Patricia Borowski, senior vice president of the National Association of Professional Insurance Agents, took the report's results with a grain of salt. “The results of the inspector general's interim report can best be summed up as: 'On the one hand this, on the other hand that, and in the final analysis, it depends,'” she said.

While the report stated that based on the scope of the review completed thus far, the sample “revealed no evidence that wind damages were improperly attributed to flooding,” it quickly noted that based on its limited review “we cannot rule out the possibility that it occurred,” and went on to cite complicating factors, Ms. Borowski added.

The inspector general then noted that a final report will include other evidence, she said. “Therefore, we believe that it is best to place this interim report on a shelf, not act on it, and wait until a final report is completed,” according to Ms.

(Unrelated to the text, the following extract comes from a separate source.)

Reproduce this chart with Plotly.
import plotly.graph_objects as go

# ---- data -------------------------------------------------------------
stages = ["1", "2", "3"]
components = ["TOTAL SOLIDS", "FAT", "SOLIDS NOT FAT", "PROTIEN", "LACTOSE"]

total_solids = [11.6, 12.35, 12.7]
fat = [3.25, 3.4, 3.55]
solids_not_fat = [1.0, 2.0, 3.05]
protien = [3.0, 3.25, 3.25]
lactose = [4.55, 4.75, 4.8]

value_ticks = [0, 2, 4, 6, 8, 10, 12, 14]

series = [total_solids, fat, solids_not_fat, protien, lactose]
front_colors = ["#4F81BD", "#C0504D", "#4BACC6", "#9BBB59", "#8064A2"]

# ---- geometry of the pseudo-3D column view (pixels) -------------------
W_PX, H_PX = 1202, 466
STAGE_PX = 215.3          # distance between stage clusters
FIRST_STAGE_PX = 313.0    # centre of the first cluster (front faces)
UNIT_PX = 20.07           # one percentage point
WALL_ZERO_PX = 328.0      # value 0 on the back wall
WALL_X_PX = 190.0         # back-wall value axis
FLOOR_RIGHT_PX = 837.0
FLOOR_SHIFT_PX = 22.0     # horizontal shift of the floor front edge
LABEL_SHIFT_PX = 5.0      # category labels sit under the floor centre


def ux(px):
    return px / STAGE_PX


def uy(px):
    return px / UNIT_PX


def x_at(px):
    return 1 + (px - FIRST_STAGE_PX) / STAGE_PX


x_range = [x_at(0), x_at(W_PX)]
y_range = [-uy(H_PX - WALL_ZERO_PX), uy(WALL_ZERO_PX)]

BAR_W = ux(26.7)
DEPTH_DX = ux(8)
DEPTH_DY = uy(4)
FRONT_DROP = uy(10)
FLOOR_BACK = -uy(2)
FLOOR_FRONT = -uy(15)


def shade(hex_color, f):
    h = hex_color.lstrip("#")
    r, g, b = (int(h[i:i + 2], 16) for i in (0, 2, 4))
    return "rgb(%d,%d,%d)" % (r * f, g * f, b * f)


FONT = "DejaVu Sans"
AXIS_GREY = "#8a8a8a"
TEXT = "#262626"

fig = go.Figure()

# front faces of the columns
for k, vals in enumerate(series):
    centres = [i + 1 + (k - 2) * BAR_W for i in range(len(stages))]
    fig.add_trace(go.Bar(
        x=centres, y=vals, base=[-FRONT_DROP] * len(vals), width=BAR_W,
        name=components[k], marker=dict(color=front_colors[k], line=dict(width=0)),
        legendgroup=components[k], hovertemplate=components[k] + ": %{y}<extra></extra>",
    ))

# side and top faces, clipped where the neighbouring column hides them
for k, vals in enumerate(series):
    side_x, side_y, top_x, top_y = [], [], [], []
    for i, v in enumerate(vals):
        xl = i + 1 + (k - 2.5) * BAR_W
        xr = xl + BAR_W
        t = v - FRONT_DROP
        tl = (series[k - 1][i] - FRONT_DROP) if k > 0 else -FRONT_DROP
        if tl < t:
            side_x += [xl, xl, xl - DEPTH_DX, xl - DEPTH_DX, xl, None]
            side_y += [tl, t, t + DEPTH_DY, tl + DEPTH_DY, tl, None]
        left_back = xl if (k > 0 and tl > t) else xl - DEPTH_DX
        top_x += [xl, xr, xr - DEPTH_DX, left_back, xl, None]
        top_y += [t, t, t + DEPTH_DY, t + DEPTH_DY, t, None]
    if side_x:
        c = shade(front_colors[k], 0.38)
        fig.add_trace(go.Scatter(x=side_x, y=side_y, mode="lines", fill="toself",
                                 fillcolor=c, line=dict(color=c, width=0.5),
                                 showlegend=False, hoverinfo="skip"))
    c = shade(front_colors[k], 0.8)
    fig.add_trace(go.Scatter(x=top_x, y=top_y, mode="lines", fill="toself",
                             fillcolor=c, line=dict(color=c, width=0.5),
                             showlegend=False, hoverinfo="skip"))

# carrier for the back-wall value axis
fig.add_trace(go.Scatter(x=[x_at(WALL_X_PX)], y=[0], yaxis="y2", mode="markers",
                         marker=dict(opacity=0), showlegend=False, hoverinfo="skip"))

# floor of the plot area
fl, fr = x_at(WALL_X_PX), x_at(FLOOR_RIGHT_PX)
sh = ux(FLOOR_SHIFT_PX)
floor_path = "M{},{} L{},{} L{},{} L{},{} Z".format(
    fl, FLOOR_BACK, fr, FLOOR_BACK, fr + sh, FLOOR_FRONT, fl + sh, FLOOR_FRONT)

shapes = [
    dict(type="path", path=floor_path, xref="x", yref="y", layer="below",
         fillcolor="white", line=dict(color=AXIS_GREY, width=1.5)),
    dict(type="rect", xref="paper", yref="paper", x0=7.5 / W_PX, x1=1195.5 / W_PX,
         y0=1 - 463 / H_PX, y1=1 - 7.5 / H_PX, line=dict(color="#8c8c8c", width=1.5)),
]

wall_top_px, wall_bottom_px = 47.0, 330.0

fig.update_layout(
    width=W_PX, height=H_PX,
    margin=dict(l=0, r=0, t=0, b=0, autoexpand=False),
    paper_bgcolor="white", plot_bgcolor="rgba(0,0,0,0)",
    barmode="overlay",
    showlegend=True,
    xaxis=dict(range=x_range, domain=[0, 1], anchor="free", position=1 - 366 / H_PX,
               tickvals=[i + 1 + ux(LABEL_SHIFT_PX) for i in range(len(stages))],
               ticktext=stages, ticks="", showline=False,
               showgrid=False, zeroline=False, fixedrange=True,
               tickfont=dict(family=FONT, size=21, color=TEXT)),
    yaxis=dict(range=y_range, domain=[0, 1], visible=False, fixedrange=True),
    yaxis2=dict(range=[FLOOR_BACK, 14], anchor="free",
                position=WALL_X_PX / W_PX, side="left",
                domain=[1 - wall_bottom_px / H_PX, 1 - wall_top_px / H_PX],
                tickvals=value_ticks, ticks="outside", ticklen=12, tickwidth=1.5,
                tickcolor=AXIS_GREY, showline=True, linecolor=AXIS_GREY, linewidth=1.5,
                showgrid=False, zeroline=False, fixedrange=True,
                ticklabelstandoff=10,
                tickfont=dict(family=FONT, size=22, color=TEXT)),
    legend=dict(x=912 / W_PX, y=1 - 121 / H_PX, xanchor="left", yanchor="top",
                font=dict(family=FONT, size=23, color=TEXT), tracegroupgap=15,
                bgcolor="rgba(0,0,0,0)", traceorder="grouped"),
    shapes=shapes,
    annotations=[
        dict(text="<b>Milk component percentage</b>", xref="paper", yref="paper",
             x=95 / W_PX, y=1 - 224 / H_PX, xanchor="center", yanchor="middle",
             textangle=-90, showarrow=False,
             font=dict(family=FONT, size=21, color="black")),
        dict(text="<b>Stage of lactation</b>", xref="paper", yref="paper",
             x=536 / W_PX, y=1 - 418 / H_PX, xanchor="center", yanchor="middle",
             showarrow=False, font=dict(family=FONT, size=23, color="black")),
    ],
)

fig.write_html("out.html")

Borowski.

The report presents findings it admits are inconclusive and contradictory, she noted, “causing PIA to question its value.”

“From our perspective, the focus of DHS should be on the accuracy of their declarations of the status of flood and the NFIP's actions to trigger flood coverage under federal flood insurance policies–both actions which we support. Anything else is a matter for state courts,” she concluded.

The report cited a number of factors as reasons for hedging, including the difficulty in sorting out wind and flood damage–”especially when there is nothing left of the property except a foundation (slab)”–as well as the fact that oversight by the Federal Emergency Management Agency, a unit of DHS, is “limited.”

The report–by DHS Inspector General Richard Skinner–suggested that FEMA needs to increase oversight over damage claims that involve both wind and water on the same structure.

DHS added that while “our limited review of the flood claims indicated that payouts on flood claims were timely and complied to National Flood Insurance Program terms,” there is “little evidence in flood claim files to determine whether flood payouts were fair and equitable for damages caused by both wind and water affecting the same structure.”

In addition, Mr. Skinner said, “FEMA did not maintain documentation indicating the total damage to a structure and how much was attributable to flood and wind, nor is it required by the NFIP.”

As a result, NFIP oversight focused primarily on whether the flood claim was correctly adjudicated, with little or no consideration for wind damage as a contributing factor, Mr. Skinner said.

“Under the current process, it is difficult to determine whether the NFIP paid a higher percentage or the entire damaging claim involving both perils,” his report added.

A FEMA representative said the agency has no authority to examine insurance company wind-damage data, but its parent agency, DHS, is using subpoena power granted by Congress to do so.

Rep. Taylor's aide said insurers should cooperate with the investigation and turn over files requested by the inspector general. “The OIG should not have to subpoena the insurers to find out how they apportioned damage when there was both wind and flood damage,” said Mr. Martin.

If insurance companies claimed the benefit of the doubt in their favor and shifted the burden of proof to policyholders for wind damage, “then they could have shifted billions of dollars onto taxpayers and policyholders,” he added.